REQUIRED WORK: Begin with the first line and repeat exactly through the line containing "(0,0) rectangle (817,809);"; leave every image out.

Source code of charts:
▽

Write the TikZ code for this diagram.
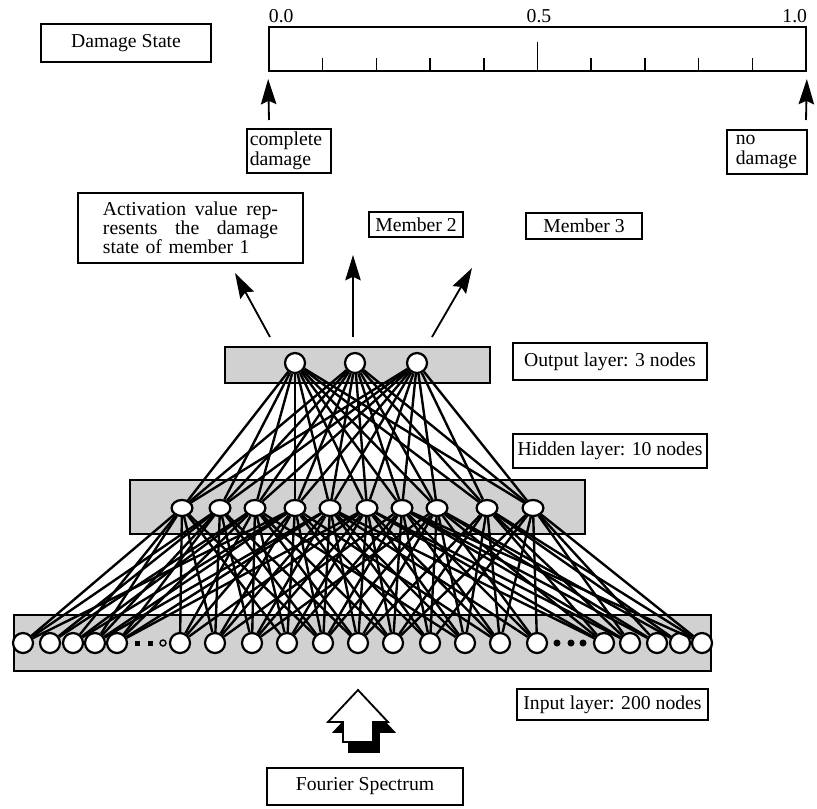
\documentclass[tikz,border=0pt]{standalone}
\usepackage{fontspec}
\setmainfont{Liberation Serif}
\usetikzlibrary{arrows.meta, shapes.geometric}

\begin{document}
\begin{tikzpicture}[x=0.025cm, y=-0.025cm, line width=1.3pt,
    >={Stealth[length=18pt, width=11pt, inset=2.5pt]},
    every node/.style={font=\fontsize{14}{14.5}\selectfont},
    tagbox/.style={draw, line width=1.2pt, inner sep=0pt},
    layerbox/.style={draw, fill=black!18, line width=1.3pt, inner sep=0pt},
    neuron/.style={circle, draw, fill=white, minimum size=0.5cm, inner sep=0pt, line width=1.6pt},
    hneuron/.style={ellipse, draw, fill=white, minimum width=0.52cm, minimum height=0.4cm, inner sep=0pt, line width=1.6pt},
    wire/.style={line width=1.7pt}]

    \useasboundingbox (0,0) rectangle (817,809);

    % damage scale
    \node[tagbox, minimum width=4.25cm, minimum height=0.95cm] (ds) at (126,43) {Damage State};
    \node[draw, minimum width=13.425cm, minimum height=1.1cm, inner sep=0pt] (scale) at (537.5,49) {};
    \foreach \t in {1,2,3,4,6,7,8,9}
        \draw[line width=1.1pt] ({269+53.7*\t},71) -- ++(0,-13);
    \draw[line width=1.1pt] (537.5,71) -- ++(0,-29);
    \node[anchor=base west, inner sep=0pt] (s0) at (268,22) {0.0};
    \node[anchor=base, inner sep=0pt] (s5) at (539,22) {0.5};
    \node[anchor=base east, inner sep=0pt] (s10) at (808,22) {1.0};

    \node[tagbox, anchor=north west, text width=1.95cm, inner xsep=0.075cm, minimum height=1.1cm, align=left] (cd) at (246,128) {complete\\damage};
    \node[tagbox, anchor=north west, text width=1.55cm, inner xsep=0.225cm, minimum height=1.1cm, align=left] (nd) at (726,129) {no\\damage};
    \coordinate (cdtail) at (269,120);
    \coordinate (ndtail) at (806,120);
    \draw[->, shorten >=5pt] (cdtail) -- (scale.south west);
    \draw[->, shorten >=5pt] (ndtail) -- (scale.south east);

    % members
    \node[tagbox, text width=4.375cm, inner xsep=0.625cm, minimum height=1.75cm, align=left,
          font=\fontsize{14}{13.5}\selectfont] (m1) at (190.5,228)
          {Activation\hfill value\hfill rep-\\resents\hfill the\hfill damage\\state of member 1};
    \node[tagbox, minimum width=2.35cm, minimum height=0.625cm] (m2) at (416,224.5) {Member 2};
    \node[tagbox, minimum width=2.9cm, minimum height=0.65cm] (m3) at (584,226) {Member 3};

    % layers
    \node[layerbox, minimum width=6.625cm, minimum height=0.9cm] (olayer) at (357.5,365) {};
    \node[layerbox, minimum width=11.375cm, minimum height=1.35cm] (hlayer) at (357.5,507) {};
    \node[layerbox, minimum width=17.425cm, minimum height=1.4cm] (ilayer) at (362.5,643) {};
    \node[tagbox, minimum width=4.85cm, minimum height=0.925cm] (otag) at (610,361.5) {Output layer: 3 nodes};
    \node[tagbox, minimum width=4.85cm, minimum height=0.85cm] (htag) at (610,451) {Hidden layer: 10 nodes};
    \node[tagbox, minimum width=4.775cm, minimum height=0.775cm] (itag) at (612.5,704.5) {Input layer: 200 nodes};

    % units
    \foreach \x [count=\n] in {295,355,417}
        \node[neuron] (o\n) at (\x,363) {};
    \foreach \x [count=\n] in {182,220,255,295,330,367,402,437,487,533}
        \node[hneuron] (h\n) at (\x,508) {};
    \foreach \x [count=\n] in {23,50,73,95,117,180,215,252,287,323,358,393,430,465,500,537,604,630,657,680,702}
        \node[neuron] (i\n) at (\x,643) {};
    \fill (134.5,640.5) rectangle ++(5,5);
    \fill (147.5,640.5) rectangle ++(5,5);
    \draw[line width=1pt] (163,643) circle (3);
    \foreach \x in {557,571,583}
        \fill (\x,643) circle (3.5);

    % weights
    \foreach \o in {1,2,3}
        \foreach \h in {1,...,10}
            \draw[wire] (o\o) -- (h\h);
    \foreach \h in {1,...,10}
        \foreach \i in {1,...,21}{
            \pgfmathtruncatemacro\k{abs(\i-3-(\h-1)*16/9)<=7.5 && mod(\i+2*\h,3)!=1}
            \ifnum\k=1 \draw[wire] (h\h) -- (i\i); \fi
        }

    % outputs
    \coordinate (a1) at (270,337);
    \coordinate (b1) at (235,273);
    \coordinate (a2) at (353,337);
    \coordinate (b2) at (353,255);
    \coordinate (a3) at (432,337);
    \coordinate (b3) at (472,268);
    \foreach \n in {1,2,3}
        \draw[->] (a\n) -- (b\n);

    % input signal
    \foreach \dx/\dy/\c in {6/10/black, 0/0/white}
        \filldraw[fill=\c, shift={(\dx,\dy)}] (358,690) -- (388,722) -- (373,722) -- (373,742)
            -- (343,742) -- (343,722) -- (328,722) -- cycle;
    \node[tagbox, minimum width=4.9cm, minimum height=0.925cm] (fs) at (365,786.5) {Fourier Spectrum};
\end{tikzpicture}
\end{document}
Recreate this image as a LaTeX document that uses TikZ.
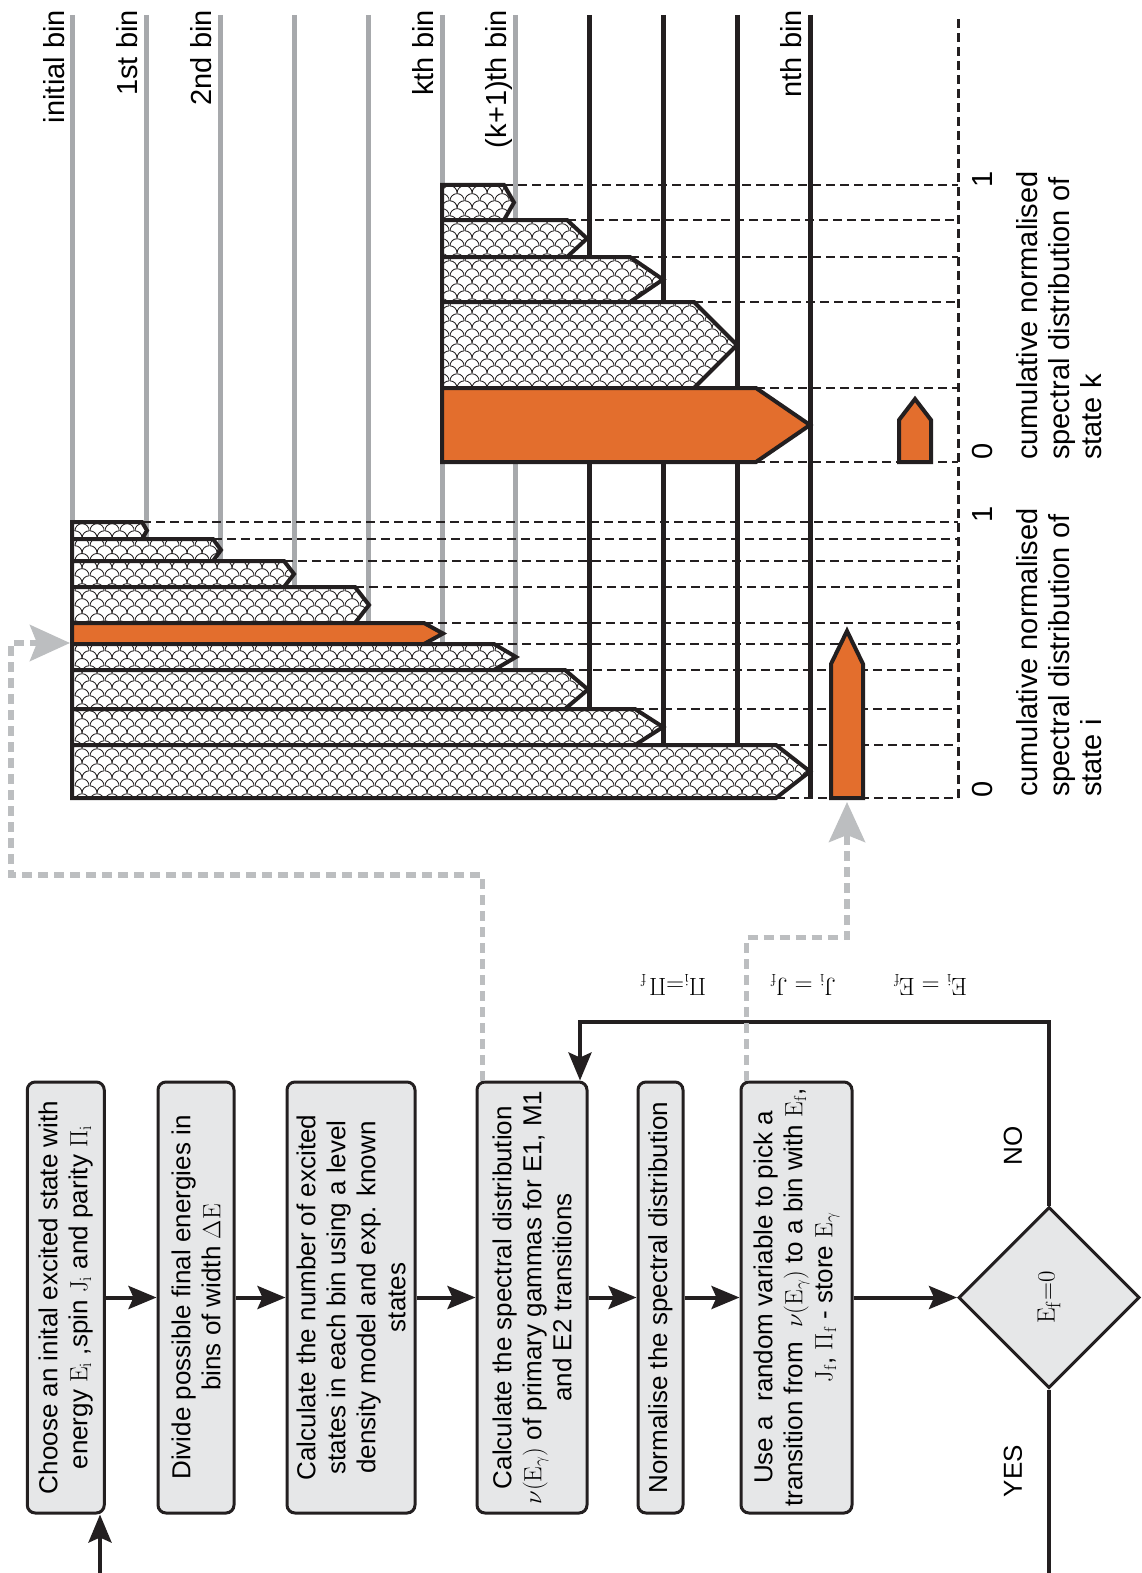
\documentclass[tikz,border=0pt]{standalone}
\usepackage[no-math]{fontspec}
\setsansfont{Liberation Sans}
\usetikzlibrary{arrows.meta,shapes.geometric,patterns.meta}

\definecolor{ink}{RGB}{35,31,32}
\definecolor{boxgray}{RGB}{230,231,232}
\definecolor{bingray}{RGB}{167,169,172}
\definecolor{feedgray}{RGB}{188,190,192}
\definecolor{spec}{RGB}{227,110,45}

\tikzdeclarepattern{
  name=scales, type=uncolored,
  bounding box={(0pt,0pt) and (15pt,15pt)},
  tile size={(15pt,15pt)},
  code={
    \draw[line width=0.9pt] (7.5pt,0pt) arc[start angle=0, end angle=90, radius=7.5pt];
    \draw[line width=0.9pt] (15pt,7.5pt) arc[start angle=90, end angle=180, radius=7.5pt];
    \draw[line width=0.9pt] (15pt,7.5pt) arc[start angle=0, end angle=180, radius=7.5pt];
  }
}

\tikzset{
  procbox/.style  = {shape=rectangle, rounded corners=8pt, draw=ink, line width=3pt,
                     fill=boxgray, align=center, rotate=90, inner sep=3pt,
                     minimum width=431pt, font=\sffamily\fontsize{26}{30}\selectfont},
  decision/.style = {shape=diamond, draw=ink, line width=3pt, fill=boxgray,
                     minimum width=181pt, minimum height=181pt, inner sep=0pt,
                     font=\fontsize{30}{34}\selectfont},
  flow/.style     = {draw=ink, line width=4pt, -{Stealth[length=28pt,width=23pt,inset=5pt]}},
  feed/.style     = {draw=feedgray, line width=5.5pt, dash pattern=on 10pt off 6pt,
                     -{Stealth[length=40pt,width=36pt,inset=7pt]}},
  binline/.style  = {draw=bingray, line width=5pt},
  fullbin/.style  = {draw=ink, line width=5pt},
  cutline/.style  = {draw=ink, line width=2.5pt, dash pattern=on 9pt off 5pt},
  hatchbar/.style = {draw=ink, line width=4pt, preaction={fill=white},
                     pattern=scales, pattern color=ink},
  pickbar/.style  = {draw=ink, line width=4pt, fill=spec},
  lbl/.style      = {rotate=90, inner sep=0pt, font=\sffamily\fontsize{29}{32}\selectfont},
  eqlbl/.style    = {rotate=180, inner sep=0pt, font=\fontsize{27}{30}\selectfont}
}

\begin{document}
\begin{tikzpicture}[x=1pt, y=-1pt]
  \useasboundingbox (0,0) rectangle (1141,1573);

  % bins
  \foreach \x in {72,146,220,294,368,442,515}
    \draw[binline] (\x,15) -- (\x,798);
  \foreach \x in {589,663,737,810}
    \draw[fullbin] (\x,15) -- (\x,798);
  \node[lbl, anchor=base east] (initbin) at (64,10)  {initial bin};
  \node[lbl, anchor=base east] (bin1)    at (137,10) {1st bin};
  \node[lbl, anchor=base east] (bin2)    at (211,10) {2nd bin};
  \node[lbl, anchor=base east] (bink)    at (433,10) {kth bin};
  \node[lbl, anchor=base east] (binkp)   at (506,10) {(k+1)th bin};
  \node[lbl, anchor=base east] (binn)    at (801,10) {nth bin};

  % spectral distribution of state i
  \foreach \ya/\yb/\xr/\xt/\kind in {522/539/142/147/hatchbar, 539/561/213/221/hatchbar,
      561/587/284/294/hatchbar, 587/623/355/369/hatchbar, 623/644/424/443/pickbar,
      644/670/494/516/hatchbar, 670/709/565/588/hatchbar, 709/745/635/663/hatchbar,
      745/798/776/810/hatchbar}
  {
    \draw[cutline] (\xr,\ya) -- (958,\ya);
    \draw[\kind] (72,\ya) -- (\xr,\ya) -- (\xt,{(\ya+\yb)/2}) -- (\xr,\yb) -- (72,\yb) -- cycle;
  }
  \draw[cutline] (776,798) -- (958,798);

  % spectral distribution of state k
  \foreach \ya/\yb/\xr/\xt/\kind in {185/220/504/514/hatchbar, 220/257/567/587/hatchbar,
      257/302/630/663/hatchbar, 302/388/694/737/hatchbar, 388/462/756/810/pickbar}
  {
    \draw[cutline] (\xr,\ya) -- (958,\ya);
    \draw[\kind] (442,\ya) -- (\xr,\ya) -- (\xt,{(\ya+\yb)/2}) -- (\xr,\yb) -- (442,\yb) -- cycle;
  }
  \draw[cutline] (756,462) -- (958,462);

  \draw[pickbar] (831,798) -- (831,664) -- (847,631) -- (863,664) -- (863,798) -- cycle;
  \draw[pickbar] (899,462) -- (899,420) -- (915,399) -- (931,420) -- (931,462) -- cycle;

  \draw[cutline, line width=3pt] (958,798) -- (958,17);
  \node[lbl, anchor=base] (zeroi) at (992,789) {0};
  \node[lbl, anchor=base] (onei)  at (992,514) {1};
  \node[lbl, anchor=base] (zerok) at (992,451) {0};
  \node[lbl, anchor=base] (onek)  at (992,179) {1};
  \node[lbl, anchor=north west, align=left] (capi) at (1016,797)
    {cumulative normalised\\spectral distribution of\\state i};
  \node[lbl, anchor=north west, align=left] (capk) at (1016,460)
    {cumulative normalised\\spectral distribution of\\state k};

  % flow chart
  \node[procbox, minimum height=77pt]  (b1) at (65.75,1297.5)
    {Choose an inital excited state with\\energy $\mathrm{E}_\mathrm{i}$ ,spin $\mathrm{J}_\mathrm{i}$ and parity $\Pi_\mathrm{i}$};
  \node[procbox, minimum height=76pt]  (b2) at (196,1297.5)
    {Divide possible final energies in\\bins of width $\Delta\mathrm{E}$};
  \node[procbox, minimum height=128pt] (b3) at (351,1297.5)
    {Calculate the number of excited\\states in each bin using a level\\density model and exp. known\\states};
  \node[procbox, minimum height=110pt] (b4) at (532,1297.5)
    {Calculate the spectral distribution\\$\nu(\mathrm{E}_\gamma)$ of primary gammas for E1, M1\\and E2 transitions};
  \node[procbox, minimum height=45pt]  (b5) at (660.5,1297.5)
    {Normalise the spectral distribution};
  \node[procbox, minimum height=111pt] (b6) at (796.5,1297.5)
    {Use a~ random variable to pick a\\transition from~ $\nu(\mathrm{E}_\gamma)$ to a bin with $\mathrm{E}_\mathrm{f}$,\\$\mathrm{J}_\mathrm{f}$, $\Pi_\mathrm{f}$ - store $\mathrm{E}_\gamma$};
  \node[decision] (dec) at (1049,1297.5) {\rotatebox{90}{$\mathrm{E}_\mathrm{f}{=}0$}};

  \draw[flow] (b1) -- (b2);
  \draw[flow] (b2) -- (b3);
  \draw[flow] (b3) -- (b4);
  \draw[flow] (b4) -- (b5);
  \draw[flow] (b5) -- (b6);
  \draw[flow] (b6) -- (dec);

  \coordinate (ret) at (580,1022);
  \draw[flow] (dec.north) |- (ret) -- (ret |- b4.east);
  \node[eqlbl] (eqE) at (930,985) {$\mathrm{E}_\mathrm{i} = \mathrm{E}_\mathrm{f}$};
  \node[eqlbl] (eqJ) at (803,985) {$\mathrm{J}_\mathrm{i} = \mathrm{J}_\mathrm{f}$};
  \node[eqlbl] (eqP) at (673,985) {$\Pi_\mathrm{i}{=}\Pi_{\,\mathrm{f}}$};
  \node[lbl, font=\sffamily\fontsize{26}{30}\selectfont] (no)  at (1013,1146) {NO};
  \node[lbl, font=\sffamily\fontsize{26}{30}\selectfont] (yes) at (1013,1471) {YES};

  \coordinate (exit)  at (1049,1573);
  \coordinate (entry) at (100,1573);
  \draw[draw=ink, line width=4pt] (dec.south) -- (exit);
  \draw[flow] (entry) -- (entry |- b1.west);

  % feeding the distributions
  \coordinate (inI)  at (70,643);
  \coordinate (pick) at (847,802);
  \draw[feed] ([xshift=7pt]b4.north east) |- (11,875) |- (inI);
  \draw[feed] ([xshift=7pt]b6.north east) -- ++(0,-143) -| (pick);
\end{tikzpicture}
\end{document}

△

WRITTEN SOLUTION:
Write the TikZ code for this diagram.
\documentclass[tikz,border=0pt]{standalone}
\usepackage{fontspec}
\setmainfont{Liberation Serif}
\usetikzlibrary{arrows.meta, shapes.geometric}

\begin{document}
\begin{tikzpicture}[x=0.025cm, y=-0.025cm, line width=1.3pt,
    >={Stealth[length=18pt, width=11pt, inset=2.5pt]},
    every node/.style={font=\fontsize{14}{14.5}\selectfont},
    tagbox/.style={draw, line width=1.2pt, inner sep=0pt},
    layerbox/.style={draw, fill=black!18, line width=1.3pt, inner sep=0pt},
    neuron/.style={circle, draw, fill=white, minimum size=0.5cm, inner sep=0pt, line width=1.6pt},
    hneuron/.style={ellipse, draw, fill=white, minimum width=0.52cm, minimum height=0.4cm, inner sep=0pt, line width=1.6pt},
    wire/.style={line width=1.7pt}]

    \useasboundingbox (0,0) rectangle (817,809);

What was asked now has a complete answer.